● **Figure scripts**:
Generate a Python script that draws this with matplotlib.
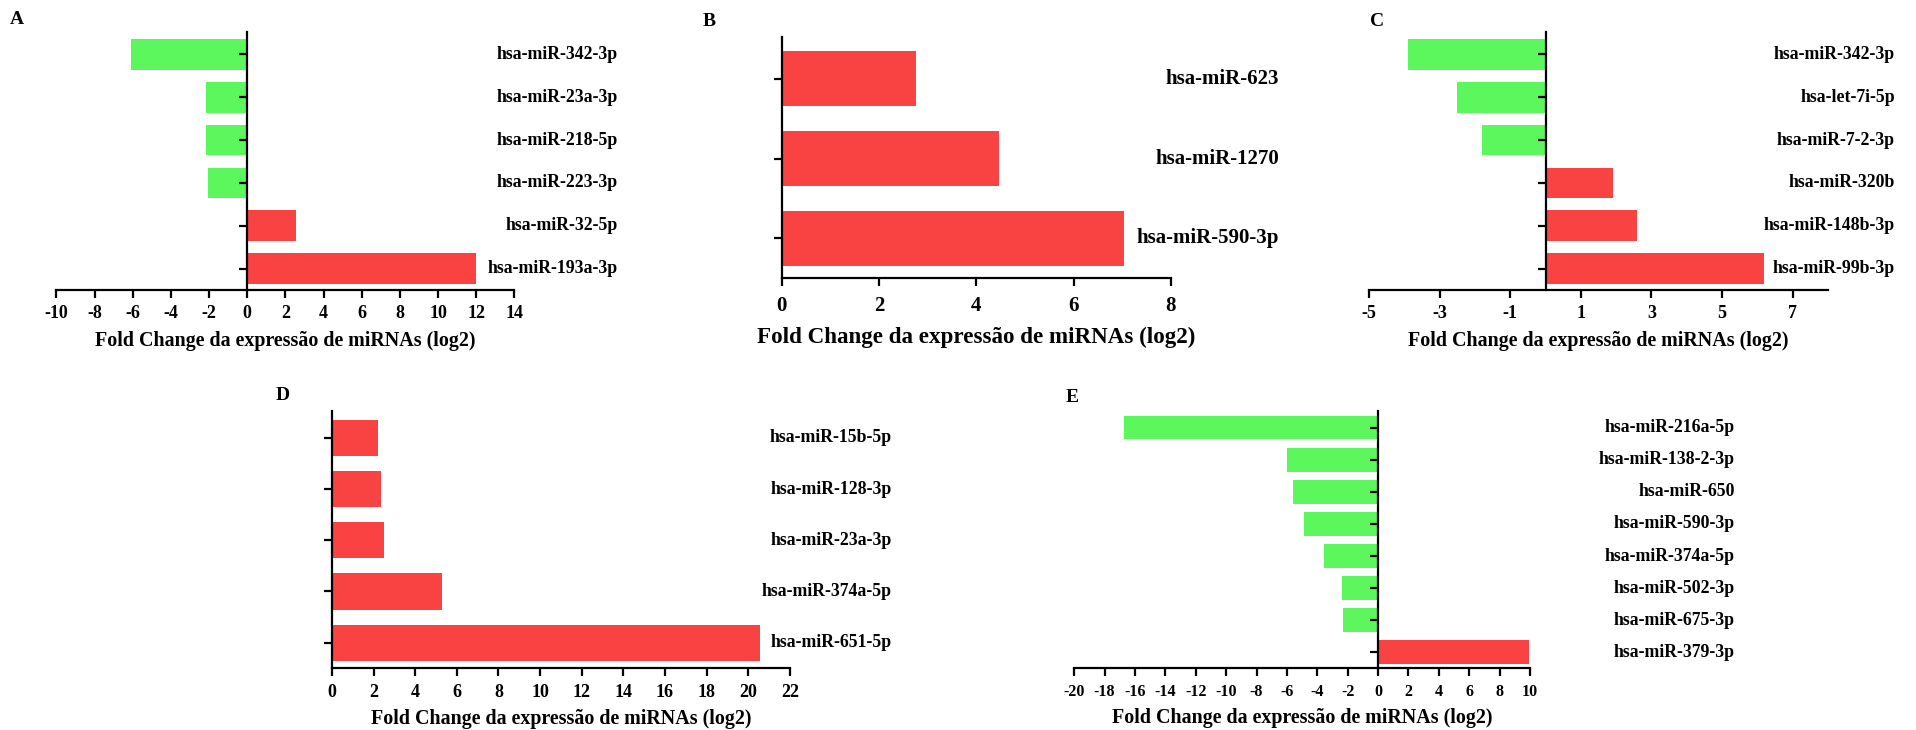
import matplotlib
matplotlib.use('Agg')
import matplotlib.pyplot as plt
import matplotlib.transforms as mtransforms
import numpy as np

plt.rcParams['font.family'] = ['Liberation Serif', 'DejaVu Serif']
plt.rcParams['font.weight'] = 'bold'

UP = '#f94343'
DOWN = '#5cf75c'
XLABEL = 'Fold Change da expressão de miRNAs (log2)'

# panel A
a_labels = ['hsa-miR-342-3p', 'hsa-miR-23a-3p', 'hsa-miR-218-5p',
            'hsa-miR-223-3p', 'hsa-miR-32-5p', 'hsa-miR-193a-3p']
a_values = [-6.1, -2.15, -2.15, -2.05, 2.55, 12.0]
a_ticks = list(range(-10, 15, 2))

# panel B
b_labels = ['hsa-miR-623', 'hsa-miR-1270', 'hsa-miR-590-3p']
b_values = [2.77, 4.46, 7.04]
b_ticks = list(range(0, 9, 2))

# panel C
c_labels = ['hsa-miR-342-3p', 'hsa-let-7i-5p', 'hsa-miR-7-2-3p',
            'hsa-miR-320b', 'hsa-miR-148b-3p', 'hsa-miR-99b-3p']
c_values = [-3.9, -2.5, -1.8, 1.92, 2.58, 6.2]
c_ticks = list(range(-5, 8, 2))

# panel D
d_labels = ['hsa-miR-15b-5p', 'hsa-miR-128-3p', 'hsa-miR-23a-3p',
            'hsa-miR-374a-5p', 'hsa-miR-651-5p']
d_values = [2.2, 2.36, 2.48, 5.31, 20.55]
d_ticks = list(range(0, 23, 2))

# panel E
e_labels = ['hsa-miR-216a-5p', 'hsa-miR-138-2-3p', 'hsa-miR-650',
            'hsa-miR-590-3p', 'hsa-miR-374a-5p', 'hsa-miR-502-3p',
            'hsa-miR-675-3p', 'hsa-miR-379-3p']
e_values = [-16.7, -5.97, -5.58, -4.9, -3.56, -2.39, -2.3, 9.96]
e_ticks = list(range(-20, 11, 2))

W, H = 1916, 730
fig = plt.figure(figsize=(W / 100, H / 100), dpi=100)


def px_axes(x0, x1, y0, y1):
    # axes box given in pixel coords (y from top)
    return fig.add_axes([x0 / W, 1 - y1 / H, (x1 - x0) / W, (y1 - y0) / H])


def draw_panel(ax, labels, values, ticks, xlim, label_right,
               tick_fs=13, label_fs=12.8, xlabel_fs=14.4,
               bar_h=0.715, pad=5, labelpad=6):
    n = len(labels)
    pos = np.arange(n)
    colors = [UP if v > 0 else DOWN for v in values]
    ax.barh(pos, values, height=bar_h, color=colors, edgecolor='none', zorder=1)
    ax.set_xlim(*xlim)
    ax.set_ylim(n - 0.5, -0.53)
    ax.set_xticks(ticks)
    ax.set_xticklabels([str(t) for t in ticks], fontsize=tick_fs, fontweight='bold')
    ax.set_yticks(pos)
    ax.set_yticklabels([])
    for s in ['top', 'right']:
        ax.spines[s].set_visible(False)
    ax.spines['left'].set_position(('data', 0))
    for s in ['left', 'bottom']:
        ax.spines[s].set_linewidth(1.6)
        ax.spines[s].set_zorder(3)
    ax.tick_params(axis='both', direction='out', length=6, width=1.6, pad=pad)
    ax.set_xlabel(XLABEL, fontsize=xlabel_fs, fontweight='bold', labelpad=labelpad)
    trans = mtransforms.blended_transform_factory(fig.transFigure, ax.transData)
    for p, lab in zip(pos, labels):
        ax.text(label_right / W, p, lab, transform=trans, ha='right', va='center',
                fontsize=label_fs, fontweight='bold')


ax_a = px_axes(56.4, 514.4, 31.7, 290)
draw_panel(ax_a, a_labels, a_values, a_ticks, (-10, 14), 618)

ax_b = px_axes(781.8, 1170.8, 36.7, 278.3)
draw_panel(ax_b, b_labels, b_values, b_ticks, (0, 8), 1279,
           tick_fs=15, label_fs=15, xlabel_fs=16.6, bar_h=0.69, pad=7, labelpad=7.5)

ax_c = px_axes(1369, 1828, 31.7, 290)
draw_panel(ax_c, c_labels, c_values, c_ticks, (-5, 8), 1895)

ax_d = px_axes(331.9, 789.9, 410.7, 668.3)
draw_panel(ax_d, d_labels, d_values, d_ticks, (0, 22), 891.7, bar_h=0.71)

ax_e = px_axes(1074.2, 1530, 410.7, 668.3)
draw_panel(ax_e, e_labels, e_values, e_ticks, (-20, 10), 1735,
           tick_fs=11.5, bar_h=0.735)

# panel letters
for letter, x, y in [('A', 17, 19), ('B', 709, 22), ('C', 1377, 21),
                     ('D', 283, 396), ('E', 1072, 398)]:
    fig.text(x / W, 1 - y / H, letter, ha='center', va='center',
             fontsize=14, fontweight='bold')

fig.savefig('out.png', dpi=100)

==

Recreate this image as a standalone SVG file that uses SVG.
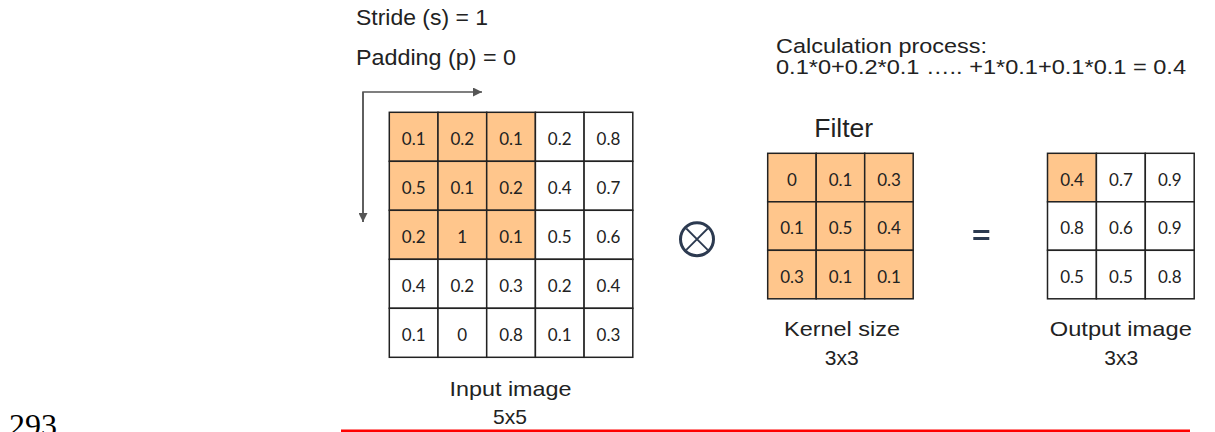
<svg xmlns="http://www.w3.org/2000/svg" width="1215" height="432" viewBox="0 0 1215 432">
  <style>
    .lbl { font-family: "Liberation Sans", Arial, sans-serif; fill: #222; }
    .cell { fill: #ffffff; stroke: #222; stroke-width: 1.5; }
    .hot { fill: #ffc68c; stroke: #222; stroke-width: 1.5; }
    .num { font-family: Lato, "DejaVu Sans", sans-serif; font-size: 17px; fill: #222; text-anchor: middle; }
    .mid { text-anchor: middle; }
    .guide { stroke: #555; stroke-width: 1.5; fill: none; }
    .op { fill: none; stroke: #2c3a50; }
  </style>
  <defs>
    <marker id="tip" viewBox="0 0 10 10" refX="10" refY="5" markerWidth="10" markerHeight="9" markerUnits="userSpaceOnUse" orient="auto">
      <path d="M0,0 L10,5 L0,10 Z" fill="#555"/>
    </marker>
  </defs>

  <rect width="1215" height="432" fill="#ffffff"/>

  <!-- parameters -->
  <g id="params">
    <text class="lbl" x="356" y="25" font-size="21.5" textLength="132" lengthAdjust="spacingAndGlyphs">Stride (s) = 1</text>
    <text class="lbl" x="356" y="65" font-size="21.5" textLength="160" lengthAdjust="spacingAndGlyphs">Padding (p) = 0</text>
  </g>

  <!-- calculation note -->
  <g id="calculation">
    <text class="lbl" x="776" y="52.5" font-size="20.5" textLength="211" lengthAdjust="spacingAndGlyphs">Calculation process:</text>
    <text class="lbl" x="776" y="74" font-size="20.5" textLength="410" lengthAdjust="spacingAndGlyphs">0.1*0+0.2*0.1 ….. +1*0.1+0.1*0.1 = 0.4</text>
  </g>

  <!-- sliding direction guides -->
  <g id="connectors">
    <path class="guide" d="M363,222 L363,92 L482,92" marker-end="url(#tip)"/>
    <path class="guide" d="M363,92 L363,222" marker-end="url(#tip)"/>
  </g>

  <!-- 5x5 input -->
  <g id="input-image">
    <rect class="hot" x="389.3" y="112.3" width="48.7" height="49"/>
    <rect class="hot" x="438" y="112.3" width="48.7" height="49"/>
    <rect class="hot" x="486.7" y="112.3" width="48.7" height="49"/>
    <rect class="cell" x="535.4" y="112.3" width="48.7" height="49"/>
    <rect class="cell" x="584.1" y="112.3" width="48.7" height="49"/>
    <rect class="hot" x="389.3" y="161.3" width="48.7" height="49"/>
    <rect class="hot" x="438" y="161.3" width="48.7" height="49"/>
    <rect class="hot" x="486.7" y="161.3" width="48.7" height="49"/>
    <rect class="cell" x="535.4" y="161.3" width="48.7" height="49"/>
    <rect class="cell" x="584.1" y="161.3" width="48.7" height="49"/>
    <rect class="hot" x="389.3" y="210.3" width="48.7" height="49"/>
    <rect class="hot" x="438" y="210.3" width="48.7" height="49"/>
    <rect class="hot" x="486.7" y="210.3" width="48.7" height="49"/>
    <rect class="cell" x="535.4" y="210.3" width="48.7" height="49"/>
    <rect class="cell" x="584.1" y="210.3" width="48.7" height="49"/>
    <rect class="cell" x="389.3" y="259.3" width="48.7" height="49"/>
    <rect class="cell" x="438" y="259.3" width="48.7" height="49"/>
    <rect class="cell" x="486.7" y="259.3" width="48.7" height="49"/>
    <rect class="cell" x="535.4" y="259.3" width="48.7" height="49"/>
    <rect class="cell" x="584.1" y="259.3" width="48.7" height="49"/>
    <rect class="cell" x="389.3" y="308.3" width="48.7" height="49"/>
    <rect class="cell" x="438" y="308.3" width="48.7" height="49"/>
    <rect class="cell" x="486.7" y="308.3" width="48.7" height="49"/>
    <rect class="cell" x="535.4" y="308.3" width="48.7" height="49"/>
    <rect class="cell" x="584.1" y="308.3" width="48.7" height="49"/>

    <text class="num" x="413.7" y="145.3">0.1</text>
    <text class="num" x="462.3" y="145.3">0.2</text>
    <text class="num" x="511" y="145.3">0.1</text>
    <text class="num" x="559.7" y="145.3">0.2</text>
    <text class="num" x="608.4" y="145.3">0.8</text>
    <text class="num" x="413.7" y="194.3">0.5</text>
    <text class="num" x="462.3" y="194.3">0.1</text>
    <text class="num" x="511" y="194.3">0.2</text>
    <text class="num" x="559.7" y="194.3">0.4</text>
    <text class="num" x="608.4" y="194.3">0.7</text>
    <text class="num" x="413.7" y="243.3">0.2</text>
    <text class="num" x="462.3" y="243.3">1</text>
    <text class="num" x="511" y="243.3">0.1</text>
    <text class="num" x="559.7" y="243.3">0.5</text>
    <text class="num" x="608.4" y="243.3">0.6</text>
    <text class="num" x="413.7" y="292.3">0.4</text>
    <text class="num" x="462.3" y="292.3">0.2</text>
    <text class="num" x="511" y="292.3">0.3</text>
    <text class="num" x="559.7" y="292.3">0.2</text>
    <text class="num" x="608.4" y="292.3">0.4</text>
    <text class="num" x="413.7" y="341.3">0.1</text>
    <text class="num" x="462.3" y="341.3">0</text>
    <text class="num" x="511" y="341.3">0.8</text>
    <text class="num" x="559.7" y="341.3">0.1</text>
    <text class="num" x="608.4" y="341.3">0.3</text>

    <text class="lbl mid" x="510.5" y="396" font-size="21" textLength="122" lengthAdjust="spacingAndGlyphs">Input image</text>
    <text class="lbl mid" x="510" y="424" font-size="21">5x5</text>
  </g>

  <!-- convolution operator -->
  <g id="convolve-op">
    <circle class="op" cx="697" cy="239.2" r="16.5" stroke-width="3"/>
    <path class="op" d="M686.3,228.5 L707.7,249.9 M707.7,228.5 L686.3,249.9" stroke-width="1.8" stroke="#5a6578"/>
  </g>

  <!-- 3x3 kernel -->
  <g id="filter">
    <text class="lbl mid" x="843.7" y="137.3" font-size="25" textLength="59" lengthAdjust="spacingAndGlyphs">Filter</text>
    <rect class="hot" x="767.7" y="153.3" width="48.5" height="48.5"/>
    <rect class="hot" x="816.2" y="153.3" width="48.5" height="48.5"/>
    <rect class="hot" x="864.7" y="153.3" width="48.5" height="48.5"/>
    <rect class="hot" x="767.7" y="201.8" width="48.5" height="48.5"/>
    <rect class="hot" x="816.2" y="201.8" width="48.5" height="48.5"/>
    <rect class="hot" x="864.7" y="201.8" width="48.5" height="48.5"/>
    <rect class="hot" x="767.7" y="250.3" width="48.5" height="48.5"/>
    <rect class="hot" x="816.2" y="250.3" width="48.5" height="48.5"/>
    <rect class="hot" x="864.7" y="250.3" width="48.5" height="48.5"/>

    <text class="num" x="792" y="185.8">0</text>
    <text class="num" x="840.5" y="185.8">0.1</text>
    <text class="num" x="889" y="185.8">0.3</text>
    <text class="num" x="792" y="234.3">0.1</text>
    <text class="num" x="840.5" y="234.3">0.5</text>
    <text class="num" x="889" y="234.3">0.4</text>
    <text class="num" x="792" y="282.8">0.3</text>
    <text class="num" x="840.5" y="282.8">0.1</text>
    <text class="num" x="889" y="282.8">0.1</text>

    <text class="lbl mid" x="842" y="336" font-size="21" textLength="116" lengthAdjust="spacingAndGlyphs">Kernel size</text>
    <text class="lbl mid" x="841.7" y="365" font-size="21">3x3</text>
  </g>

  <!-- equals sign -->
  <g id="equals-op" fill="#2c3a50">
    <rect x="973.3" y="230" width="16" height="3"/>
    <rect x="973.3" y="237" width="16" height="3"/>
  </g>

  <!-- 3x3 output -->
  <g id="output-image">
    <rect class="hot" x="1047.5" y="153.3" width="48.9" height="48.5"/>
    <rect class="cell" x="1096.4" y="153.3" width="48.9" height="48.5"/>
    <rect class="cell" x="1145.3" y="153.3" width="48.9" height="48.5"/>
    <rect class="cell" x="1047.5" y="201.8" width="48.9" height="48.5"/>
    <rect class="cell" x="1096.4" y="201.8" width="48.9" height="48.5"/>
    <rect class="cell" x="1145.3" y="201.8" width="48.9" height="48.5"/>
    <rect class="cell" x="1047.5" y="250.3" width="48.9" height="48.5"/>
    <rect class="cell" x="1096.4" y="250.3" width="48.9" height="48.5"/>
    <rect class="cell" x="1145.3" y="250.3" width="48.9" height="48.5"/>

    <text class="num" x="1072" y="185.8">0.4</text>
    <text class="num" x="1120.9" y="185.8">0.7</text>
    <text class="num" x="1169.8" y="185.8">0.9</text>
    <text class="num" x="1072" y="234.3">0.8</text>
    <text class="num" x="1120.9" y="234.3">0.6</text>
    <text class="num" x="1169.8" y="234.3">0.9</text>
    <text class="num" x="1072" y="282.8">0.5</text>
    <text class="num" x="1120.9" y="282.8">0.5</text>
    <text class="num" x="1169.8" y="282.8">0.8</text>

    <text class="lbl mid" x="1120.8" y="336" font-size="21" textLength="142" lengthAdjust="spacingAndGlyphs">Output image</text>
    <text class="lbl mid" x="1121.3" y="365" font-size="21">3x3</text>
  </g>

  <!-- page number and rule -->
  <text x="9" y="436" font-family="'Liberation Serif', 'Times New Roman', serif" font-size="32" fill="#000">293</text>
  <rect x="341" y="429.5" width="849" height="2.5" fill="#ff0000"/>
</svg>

● **What you have to do**:
Skip the pictures. Set down only the lines from the one containing "Generate a Python" through the one containing "b_ticks = list(range(0, 9, 2))", exactly as they appear, ends included.

● **Response to this exercise**:
Generate a Python script that draws this with matplotlib.
import matplotlib
matplotlib.use('Agg')
import matplotlib.pyplot as plt
import matplotlib.transforms as mtransforms
import numpy as np

plt.rcParams['font.family'] = ['Liberation Serif', 'DejaVu Serif']
plt.rcParams['font.weight'] = 'bold'

UP = '#f94343'
DOWN = '#5cf75c'
XLABEL = 'Fold Change da expressão de miRNAs (log2)'

# panel A
a_labels = ['hsa-miR-342-3p', 'hsa-miR-23a-3p', 'hsa-miR-218-5p',
            'hsa-miR-223-3p', 'hsa-miR-32-5p', 'hsa-miR-193a-3p']
a_values = [-6.1, -2.15, -2.15, -2.05, 2.55, 12.0]
a_ticks = list(range(-10, 15, 2))

# panel B
b_labels = ['hsa-miR-623', 'hsa-miR-1270', 'hsa-miR-590-3p']
b_values = [2.77, 4.46, 7.04]
b_ticks = list(range(0, 9, 2))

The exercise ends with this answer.